● **What to do**
Write out the material exactly. Do not include the pictures.

───── Dataset extract ─────

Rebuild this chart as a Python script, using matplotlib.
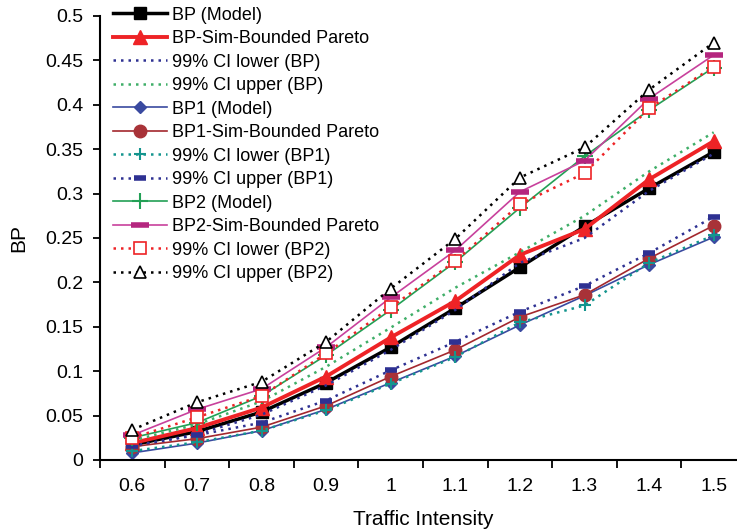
import matplotlib
matplotlib.use("Agg")
import matplotlib.pyplot as plt

plt.rcParams['font.family'] = ['Liberation Sans', 'DejaVu Sans']

intensity = ['0.6', '0.7', '0.8', '0.9', '1', '1.1', '1.2', '1.3', '1.4', '1.5']

bp_model = [0.017, 0.032, 0.054, 0.087, 0.127, 0.171, 0.217, 0.263, 0.306, 0.347]
bp_sim = [0.019, 0.036, 0.059, 0.094, 0.138, 0.179, 0.231, 0.260, 0.316, 0.359]
bp_lo = [0.015, 0.029, 0.051, 0.084, 0.124, 0.169, 0.222, 0.250, 0.303, 0.345]
bp_hi = [0.022, 0.040, 0.066, 0.105, 0.149, 0.194, 0.234, 0.275, 0.325, 0.369]

bp1_model = [0.008, 0.019, 0.033, 0.057, 0.087, 0.117, 0.152, 0.185, 0.220, 0.251]
bp1_sim = [0.015, 0.024, 0.037, 0.061, 0.094, 0.124, 0.161, 0.186, 0.227, 0.264]
bp1_lo = [0.010, 0.020, 0.033, 0.056, 0.086, 0.116, 0.155, 0.174, 0.222, 0.253]
bp1_hi = [0.016, 0.028, 0.042, 0.067, 0.101, 0.133, 0.167, 0.196, 0.233, 0.274]

bp2_model = [0.025, 0.042, 0.072, 0.118, 0.169, 0.223, 0.284, 0.342, 0.394, 0.442]
bp2_sim = [0.028, 0.057, 0.080, 0.127, 0.183, 0.236, 0.302, 0.337, 0.407, 0.456]
bp2_lo = [0.025, 0.048, 0.072, 0.120, 0.172, 0.224, 0.288, 0.323, 0.396, 0.443]
bp2_hi = [0.034, 0.065, 0.088, 0.133, 0.193, 0.249, 0.318, 0.352, 0.417, 0.470]

x = list(range(len(intensity)))
dot = (0, (1, 2))

fig = plt.figure(figsize=(7.37, 5.32), dpi=100)
ax = fig.add_axes([100/737, 72/532, 646/737, 444/532])

ax.plot(x, bp_model, color='black', lw=2.5, marker='s', ms=9, label='BP (Model)')
ax.plot(x, bp_sim, color='#ee2326', lw=2.8, marker='^', ms=10, label='BP-Sim-Bounded Pareto')
ax.plot(x, bp_lo, color='#2e3192', lw=1.8, ls=dot, label='99% CI lower (BP)')
ax.plot(x, bp_hi, color='#3fae68', lw=1.8, ls=dot, label='99% CI upper (BP)')
ax.plot(x, bp1_model, color='#3a4aa0', lw=1.2, marker='D', ms=6, label='BP1 (Model)')
ax.plot(x, bp1_sim, color='#a3282e', lw=1.2, marker='o', ms=9, mfc='#a83238', mec='#a83238', label='BP1-Sim-Bounded Pareto')
ax.plot(x, bp1_lo, color='#14958e', lw=1.8, ls=dot, marker='+', ms=9, mew=1.5, label='99% CI lower (BP1)')
ax.plot(x, bp1_hi, color='#2e3192', lw=1.8, ls=dot, marker='_', ms=8, mew=4, label='99% CI upper (BP1)')
ax.plot(x, bp2_model, color='#22a055', lw=1.2, marker='+', ms=11, mew=1.5, label='BP2 (Model)')
ax.plot(x, bp2_sim, color='#c8419c', lw=1.2, marker='_', ms=13, mew=4, mec='#b5267f', label='BP2-Sim-Bounded Pareto')
ax.plot(x, bp2_lo, color='#ee2326', lw=1.8, ls=dot, marker='s', ms=8, mfc='white', mew=1.2, label='99% CI lower (BP2)')
ax.plot(x, bp2_hi, color='black', lw=1.8, ls=dot, marker='^', ms=9, mfc='white', mew=1.2, label='99% CI upper (BP2)')

ax.set_xlim(-0.5, 9.5)
ax.set_ylim(0, 0.5)
# tick marks sit between categories, labels sit under them
ax.set_xticks([i + 0.5 for i in range(-1, 10)])
ax.set_xticklabels([])
ax.set_xticks(x, minor=True)
ax.set_xticklabels(intensity, minor=True)
ax.tick_params(axis='x', which='minor', length=0, pad=13, labelsize=14)
ax.tick_params(axis='x', which='major', length=6, width=1.3, direction='out')
ax.set_yticks([i * 0.05 for i in range(11)])
ax.set_yticklabels(['0', '0.05', '0.1', '0.15', '0.2', '0.25', '0.3', '0.35', '0.4', '0.45', '0.5'])
ax.tick_params(axis='y', length=5, width=1.3, direction='out', labelsize=14, pad=7)

for side in ['top', 'right']:
    ax.spines[side].set_visible(False)
for side in ['left', 'bottom']:
    ax.spines[side].set_linewidth(1.5)

ax.set_xlabel('Traffic Intensity', fontsize=15, labelpad=11)
ax.set_ylabel('BP', fontsize=15, labelpad=12)

ax.legend(loc='upper left', bbox_to_anchor=(109/737, 1 - 3/532), bbox_transform=fig.transFigure,
          frameon=False, fontsize=13, handlelength=3.0, handletextpad=0.3,
          labelspacing=0.36, borderpad=0.2, borderaxespad=0)

fig.savefig('out.png', dpi=100)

─────

● **The reply**
Rebuild this chart as a Python script, using matplotlib.
import matplotlib
matplotlib.use("Agg")
import matplotlib.pyplot as plt

plt.rcParams['font.family'] = ['Liberation Sans', 'DejaVu Sans']

intensity = ['0.6', '0.7', '0.8', '0.9', '1', '1.1', '1.2', '1.3', '1.4', '1.5']

bp_model = [0.017, 0.032, 0.054, 0.087, 0.127, 0.171, 0.217, 0.263, 0.306, 0.347]
bp_sim = [0.019, 0.036, 0.059, 0.094, 0.138, 0.179, 0.231, 0.260, 0.316, 0.359]
bp_lo = [0.015, 0.029, 0.051, 0.084, 0.124, 0.169, 0.222, 0.250, 0.303, 0.345]
bp_hi = [0.022, 0.040, 0.066, 0.105, 0.149, 0.194, 0.234, 0.275, 0.325, 0.369]

bp1_model = [0.008, 0.019, 0.033, 0.057, 0.087, 0.117, 0.152, 0.185, 0.220, 0.251]
bp1_sim = [0.015, 0.024, 0.037, 0.061, 0.094, 0.124, 0.161, 0.186, 0.227, 0.264]
bp1_lo = [0.010, 0.020, 0.033, 0.056, 0.086, 0.116, 0.155, 0.174, 0.222, 0.253]
bp1_hi = [0.016, 0.028, 0.042, 0.067, 0.101, 0.133, 0.167, 0.196, 0.233, 0.274]

bp2_model = [0.025, 0.042, 0.072, 0.118, 0.169, 0.223, 0.284, 0.342, 0.394, 0.442]
bp2_sim = [0.028, 0.057, 0.080, 0.127, 0.183, 0.236, 0.302, 0.337, 0.407, 0.456]
bp2_lo = [0.025, 0.048, 0.072, 0.120, 0.172, 0.224, 0.288, 0.323, 0.396, 0.443]
bp2_hi = [0.034, 0.065, 0.088, 0.133, 0.193, 0.249, 0.318, 0.352, 0.417, 0.470]

x = list(range(len(intensity)))
dot = (0, (1, 2))

fig = plt.figure(figsize=(7.37, 5.32), dpi=100)
ax = fig.add_axes([100/737, 72/532, 646/737, 444/532])

ax.plot(x, bp_model, color='black', lw=2.5, marker='s', ms=9, label='BP (Model)')
ax.plot(x, bp_sim, color='#ee2326', lw=2.8, marker='^', ms=10, label='BP-Sim-Bounded Pareto')
ax.plot(x, bp_lo, color='#2e3192', lw=1.8, ls=dot, label='99% CI lower (BP)')
ax.plot(x, bp_hi, color='#3fae68', lw=1.8, ls=dot, label='99% CI upper (BP)')
ax.plot(x, bp1_model, color='#3a4aa0', lw=1.2, marker='D', ms=6, label='BP1 (Model)')
ax.plot(x, bp1_sim, color='#a3282e', lw=1.2, marker='o', ms=9, mfc='#a83238', mec='#a83238', label='BP1-Sim-Bounded Pareto')
ax.plot(x, bp1_lo, color='#14958e', lw=1.8, ls=dot, marker='+', ms=9, mew=1.5, label='99% CI lower (BP1)')
ax.plot(x, bp1_hi, color='#2e3192', lw=1.8, ls=dot, marker='_', ms=8, mew=4, label='99% CI upper (BP1)')
ax.plot(x, bp2_model, color='#22a055', lw=1.2, marker='+', ms=11, mew=1.5, label='BP2 (Model)')
ax.plot(x, bp2_sim, color='#c8419c', lw=1.2, marker='_', ms=13, mew=4, mec='#b5267f', label='BP2-Sim-Bounded Pareto')
ax.plot(x, bp2_lo, color='#ee2326', lw=1.8, ls=dot, marker='s', ms=8, mfc='white', mew=1.2, label='99% CI lower (BP2)')
ax.plot(x, bp2_hi, color='black', lw=1.8, ls=dot, marker='^', ms=9, mfc='white', mew=1.2, label='99% CI upper (BP2)')

ax.set_xlim(-0.5, 9.5)
ax.set_ylim(0, 0.5)
# tick marks sit between categories, labels sit under them
ax.set_xticks([i + 0.5 for i in range(-1, 10)])
ax.set_xticklabels([])
ax.set_xticks(x, minor=True)
ax.set_xticklabels(intensity, minor=True)
ax.tick_params(axis='x', which='minor', length=0, pad=13, labelsize=14)
ax.tick_params(axis='x', which='major', length=6, width=1.3, direction='out')
ax.set_yticks([i * 0.05 for i in range(11)])
ax.set_yticklabels(['0', '0.05', '0.1', '0.15', '0.2', '0.25', '0.3', '0.35', '0.4', '0.45', '0.5'])
ax.tick_params(axis='y', length=5, width=1.3, direction='out', labelsize=14, pad=7)

for side in ['top', 'right']:
    ax.spines[side].set_visible(False)
for side in ['left', 'bottom']:
    ax.spines[side].set_linewidth(1.5)

ax.set_xlabel('Traffic Intensity', fontsize=15, labelpad=11)
ax.set_ylabel('BP', fontsize=15, labelpad=12)

ax.legend(loc='upper left', bbox_to_anchor=(109/737, 1 - 3/532), bbox_transform=fig.transFigure,
          frameon=False, fontsize=13, handlelength=3.0, handletextpad=0.3,
          labelspacing=0.36, borderpad=0.2, borderaxespad=0)

fig.savefig('out.png', dpi=100)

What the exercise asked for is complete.